## Task
Check each line of the listing for the word "with" and give only the number of lines that have it.

:: Source material

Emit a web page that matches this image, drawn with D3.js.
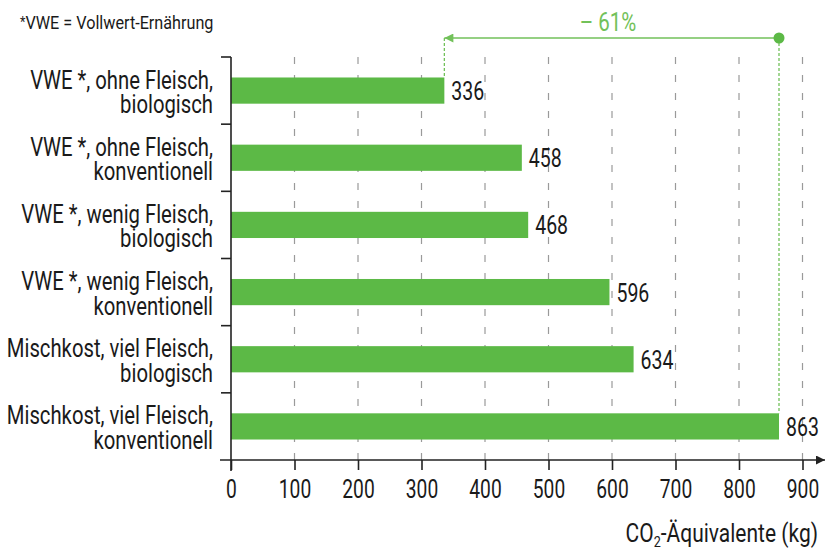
<!DOCTYPE html>
<html>
<head>
<meta charset="utf-8">
<script src="https://cdn.jsdelivr.net/npm/d3@7"></script>
<style>
  body { margin: 0; background: #fff; }
  svg text { font-family: "Roboto", "Liberation Sans", sans-serif; fill: #1a1a1a; }
</style>
</head>
<body>
<div id="chart"></div>
<script>
// data
const categories = [
  ["VWE *, ohne Fleisch,", "biologisch"],
  ["VWE *, ohne Fleisch,", "konventionell"],
  ["VWE *, wenig Fleisch,", "biologisch"],
  ["VWE *, wenig Fleisch,", "konventionell"],
  ["Mischkost, viel Fleisch,", "biologisch"],
  ["Mischkost, viel Fleisch,", "konventionell"]
];
const values = [336, 458, 468, 596, 634, 863];
const xTicks = [0, 100, 200, 300, 400, 500, 600, 700, 800, 900];
const changeLabel = "\u2013 61%";
const footnote = "VWE = Vollwert-Ernährung";

const W = 826, H = 554;
const green = "#5cb946", greenLight = "#72c15a";
const SQ = 0.78; // horizontal squeeze to fake the condensed face

const svg = d3.select("#chart").append("svg").attr("width", W).attr("height", H);

// text in a squeezed group, so the normal face looks condensed
function ctext(parent, px, py, size, k) {
  return parent.append("g").attr("transform", `translate(${px},${py}) scale(${k || SQ},1)`)
    .append("text").style("font-size", size + "px");
}

const x = d3.scaleLinear().domain([0, 900]).range([231, 802.5]);
const y = d3.scaleBand().domain(d3.range(categories.length)).range([57, 460])
  .paddingInner(0.61).paddingOuter(0.305);

const defs = svg.append("defs");
defs.append("marker").attr("id", "arrowGreen")
  .attr("viewBox", "0 0 10 10").attr("refX", 10).attr("refY", 5)
  .attr("markerWidth", 12).attr("markerHeight", 9).attr("orient", "auto")
  .attr("markerUnits", "userSpaceOnUse")
  .append("path").attr("d", "M0,0 L10,5 L0,10 Z").attr("fill", greenLight);
defs.append("marker").attr("id", "arrowBlack")
  .attr("viewBox", "0 0 10 10").attr("refX", 10).attr("refY", 5)
  .attr("markerWidth", 10).attr("markerHeight", 9).attr("orient", "auto")
  .attr("markerUnits", "userSpaceOnUse")
  .append("path").attr("d", "M0,0 L10,5 L0,10 Z").attr("fill", "#222");

// dashed gridlines
svg.append("g").selectAll("line").data(xTicks.slice(1)).enter().append("line")
  .attr("x1", d => x(d)).attr("x2", d => x(d))
  .attr("y1", 57).attr("y2", 460)
  .attr("stroke", "#9a9a9a").attr("stroke-width", 1.2).attr("stroke-dasharray", "7,11");

// bars
svg.append("g").selectAll("rect").data(values).enter().append("rect")
  .attr("x", x(0)).attr("y", (d, i) => y(i))
  .attr("width", d => x(d) - x(0)).attr("height", y.bandwidth())
  .attr("fill", green);

// value labels
const valG = svg.append("g");
values.forEach((v, i) => {
  ctext(valG, x(v) + 7, y(i) + y.bandwidth() / 2 + 9.5, 26, 0.75).text(v);
});

// category labels, two lines, right aligned
const labG = svg.append("g");
categories.forEach((c, i) => {
  const cy = y(i) + y.bandwidth() / 2;
  ctext(labG, 213, cy - 2, 26).attr("text-anchor", "end").text(c[0]);
  ctext(labG, 213, cy + 22.5, 26).attr("text-anchor", "end").text(c[1]);
});

// y axis with category boundary ticks
const step = y.step();
const bounds = d3.range(categories.length).map(i => y(i) - (step - y.bandwidth()) / 2);
svg.append("line").attr("x1", 231).attr("x2", 231).attr("y1", 57).attr("y2", 471)
  .attr("stroke", "#222").attr("stroke-width", 1.6);
svg.append("g").selectAll("line").data(bounds).enter().append("line")
  .attr("x1", 221).attr("x2", 231).attr("y1", d => d).attr("y2", d => d)
  .attr("stroke", "#222").attr("stroke-width", 1.6);

// x axis
const xAxis = svg.append("g").attr("transform", "translate(0,460)")
  .call(d3.axisBottom(x).tickValues(xTicks).tickSize(10).tickPadding(10));
xAxis.select(".domain").remove();
xAxis.selectAll(".tick line").attr("stroke", "#222").attr("stroke-width", 1.6);
xAxis.selectAll(".tick text").style("font-size", "26px").attr("fill", "#1a1a1a")
  .style("font-family", "Roboto, sans-serif")
  .attr("transform", "scale(0.74,1)");
svg.append("line").attr("x1", 220).attr("x2", 825).attr("y1", 460).attr("y2", 460)
  .attr("stroke", "#222").attr("stroke-width", 1.6).attr("marker-end", "url(#arrowBlack)");

// axis title
const title = ctext(svg, 818, 542, 25, 0.84).attr("text-anchor", "end");
title.append("tspan").text("CO");
title.append("tspan").attr("dy", 5).style("font-size", "15px").text("2");
title.append("tspan").attr("dy", -5).text("-Äquivalente (kg)");

// change annotation
const yArrow = 38;
const lo = d3.min(values), hi = d3.max(values);
const loIdx = values.indexOf(lo), hiIdx = values.indexOf(hi);
svg.append("line").attr("x1", x(lo)).attr("x2", x(lo)).attr("y1", yArrow).attr("y2", y(loIdx))
  .attr("stroke", greenLight).attr("stroke-width", 1.3).attr("stroke-dasharray", "3,2");
svg.append("line").attr("x1", x(hi)).attr("x2", x(hi)).attr("y1", yArrow).attr("y2", y(hiIdx))
  .attr("stroke", greenLight).attr("stroke-width", 1.3).attr("stroke-dasharray", "3,2");
svg.append("line").attr("x1", x(hi)).attr("x2", x(lo)).attr("y1", yArrow).attr("y2", yArrow)
  .attr("stroke", greenLight).attr("stroke-width", 1.5).attr("marker-end", "url(#arrowGreen)");
svg.append("circle").attr("cx", x(hi)).attr("cy", yArrow).attr("r", 5.5).attr("fill", green);
ctext(svg, 608, 31, 25, 0.82).attr("text-anchor", "middle")
  .style("fill", greenLight).text(changeLabel);

// footnote
const fn = ctext(svg, 20, 29, 18, 0.9);
fn.append("tspan").style("font-size", "14px").attr("dy", -2).text("*");
fn.append("tspan").attr("dy", 2).text(footnote);
</script>
</body>
</html>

::::

## Task solution
2